**PROBLEM TO SOLVE:** Scan the material for the word "with", and copy each line where it shows up.
┌────────
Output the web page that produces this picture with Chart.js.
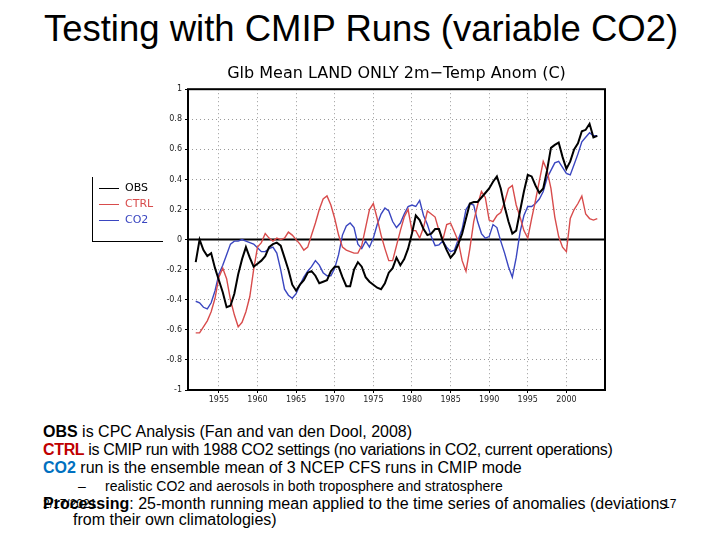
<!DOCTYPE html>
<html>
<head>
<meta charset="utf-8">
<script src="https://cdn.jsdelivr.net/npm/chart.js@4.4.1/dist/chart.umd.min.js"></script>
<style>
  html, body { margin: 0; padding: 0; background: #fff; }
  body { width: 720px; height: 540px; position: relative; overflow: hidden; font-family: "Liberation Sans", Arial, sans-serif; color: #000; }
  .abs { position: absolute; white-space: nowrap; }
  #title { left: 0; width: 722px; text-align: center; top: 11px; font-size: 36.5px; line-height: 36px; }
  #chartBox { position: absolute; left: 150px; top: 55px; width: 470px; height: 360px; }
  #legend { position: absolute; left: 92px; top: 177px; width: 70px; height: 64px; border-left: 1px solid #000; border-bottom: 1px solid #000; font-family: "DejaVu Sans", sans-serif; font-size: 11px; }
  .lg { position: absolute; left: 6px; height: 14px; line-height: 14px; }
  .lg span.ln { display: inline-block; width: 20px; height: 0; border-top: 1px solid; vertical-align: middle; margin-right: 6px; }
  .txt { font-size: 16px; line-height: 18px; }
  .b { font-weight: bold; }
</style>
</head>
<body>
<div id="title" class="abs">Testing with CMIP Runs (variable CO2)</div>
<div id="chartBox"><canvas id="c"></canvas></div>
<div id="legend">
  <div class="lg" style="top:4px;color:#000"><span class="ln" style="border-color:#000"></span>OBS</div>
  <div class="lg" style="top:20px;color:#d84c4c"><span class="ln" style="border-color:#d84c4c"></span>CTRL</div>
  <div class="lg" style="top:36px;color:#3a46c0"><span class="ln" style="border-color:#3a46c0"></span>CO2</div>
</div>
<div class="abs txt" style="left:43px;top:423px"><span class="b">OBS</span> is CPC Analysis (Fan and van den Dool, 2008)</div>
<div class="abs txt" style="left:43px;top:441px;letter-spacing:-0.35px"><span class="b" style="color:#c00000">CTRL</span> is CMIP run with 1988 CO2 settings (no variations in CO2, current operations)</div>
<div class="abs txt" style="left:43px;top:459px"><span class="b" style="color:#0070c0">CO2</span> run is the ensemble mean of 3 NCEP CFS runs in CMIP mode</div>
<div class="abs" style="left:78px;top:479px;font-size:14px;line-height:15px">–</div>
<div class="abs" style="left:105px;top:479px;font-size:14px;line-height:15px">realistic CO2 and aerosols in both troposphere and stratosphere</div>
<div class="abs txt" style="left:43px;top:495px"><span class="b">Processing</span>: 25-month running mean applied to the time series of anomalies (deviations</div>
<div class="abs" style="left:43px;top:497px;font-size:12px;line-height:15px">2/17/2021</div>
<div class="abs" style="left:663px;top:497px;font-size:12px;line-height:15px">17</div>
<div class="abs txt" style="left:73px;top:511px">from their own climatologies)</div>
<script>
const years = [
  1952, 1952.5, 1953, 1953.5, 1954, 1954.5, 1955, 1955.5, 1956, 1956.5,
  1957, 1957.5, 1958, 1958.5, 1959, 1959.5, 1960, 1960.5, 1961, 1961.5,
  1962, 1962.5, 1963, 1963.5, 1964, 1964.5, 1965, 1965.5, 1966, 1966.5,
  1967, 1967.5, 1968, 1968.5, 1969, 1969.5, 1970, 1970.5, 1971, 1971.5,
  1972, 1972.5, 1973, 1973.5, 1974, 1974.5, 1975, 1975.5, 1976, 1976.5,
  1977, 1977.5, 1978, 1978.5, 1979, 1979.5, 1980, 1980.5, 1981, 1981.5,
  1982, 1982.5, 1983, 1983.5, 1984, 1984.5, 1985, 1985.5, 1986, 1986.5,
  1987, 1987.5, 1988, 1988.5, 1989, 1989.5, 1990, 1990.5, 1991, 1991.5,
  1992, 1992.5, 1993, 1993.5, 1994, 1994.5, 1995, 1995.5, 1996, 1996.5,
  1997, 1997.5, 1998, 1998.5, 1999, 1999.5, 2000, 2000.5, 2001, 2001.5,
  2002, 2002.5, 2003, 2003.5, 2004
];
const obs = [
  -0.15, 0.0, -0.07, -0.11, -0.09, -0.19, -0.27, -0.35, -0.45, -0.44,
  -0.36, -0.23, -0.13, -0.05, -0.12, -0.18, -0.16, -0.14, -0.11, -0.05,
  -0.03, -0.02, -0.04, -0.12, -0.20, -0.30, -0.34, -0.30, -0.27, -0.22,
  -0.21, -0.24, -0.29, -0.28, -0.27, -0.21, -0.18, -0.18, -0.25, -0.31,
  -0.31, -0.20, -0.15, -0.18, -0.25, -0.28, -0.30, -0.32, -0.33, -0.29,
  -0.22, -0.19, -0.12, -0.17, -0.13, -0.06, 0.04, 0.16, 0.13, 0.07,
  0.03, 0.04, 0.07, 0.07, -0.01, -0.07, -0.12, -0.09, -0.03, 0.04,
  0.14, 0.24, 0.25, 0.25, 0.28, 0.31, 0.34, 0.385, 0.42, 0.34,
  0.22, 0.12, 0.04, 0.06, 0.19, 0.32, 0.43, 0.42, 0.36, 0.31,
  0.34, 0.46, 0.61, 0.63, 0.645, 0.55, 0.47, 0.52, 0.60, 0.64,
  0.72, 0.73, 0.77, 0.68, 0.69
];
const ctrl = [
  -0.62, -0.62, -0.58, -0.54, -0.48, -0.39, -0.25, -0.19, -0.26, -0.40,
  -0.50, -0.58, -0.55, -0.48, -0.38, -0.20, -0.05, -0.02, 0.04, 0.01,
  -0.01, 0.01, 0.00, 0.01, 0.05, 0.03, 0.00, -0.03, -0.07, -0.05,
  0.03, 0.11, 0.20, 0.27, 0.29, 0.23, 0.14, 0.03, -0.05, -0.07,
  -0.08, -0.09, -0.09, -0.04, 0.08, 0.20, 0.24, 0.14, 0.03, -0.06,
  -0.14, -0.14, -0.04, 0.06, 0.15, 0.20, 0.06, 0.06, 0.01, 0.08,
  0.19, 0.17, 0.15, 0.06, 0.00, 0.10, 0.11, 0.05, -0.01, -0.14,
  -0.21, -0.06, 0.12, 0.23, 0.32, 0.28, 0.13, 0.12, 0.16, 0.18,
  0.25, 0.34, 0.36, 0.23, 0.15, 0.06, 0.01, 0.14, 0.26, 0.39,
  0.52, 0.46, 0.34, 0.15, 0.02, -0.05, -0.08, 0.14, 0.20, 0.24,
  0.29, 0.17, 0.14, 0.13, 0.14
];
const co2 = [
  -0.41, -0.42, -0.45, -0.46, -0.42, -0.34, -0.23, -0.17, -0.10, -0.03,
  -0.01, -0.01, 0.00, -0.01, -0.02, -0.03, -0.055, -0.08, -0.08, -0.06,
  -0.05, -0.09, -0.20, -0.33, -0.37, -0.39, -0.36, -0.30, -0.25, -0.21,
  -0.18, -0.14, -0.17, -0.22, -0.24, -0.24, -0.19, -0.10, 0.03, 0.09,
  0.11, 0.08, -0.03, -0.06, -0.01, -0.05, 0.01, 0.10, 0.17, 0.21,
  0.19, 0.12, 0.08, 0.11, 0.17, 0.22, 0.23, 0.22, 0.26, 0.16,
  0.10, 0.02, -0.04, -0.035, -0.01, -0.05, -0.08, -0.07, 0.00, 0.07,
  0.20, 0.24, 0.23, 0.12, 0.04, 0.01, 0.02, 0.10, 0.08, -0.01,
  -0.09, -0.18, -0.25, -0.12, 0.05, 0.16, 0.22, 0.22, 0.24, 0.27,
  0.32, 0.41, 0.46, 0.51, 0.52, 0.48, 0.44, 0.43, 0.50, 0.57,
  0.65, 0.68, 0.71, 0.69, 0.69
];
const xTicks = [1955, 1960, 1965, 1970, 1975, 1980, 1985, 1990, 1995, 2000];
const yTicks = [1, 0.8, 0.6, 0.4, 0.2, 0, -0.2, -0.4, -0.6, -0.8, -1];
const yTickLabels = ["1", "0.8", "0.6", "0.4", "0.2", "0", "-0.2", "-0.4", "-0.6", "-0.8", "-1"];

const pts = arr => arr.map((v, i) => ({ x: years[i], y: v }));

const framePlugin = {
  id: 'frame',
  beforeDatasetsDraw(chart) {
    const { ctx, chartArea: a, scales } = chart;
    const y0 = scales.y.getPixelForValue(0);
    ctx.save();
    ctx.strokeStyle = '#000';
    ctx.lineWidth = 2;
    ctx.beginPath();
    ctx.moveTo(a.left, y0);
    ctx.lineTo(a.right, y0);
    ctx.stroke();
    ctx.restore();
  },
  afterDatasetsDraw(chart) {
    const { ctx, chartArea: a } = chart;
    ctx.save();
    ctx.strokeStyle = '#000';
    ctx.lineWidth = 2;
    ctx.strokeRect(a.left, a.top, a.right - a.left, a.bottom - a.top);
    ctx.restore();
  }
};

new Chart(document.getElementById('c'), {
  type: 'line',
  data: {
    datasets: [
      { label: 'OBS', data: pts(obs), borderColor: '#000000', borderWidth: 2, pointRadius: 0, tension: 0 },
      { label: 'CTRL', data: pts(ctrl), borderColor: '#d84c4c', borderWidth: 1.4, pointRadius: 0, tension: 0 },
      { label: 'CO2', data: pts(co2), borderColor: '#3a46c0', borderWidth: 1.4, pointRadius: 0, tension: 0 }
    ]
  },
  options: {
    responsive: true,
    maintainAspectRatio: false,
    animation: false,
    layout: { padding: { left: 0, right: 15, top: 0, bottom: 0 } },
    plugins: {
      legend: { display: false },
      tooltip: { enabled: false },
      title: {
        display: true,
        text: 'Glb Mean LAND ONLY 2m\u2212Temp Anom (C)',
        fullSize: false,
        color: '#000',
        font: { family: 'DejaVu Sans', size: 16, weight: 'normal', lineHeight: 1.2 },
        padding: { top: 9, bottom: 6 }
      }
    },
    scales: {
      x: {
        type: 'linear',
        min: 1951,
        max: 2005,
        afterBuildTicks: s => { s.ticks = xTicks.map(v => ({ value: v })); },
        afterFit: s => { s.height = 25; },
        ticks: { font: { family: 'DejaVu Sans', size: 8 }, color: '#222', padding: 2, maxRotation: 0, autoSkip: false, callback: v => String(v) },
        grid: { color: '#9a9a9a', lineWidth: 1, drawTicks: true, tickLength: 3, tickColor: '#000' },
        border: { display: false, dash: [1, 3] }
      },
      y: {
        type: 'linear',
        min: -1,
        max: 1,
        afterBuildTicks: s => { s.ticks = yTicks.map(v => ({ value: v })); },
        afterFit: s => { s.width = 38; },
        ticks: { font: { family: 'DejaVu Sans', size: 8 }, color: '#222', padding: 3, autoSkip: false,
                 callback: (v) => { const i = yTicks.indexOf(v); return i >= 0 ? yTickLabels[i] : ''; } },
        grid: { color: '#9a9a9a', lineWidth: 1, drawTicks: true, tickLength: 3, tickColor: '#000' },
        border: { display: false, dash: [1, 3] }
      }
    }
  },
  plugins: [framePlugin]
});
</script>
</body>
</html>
└────────
**RESPONSE BELOW:**
Output the web page that produces this picture with Chart.js.
<div id="title" class="abs">Testing with CMIP Runs (variable CO2)</div>
<div class="abs txt" style="left:43px;top:441px;letter-spacing:-0.35px"><span class="b" style="color:#c00000">CTRL</span> is CMIP run with 1988 CO2 settings (no variations in CO2, current operations)</div>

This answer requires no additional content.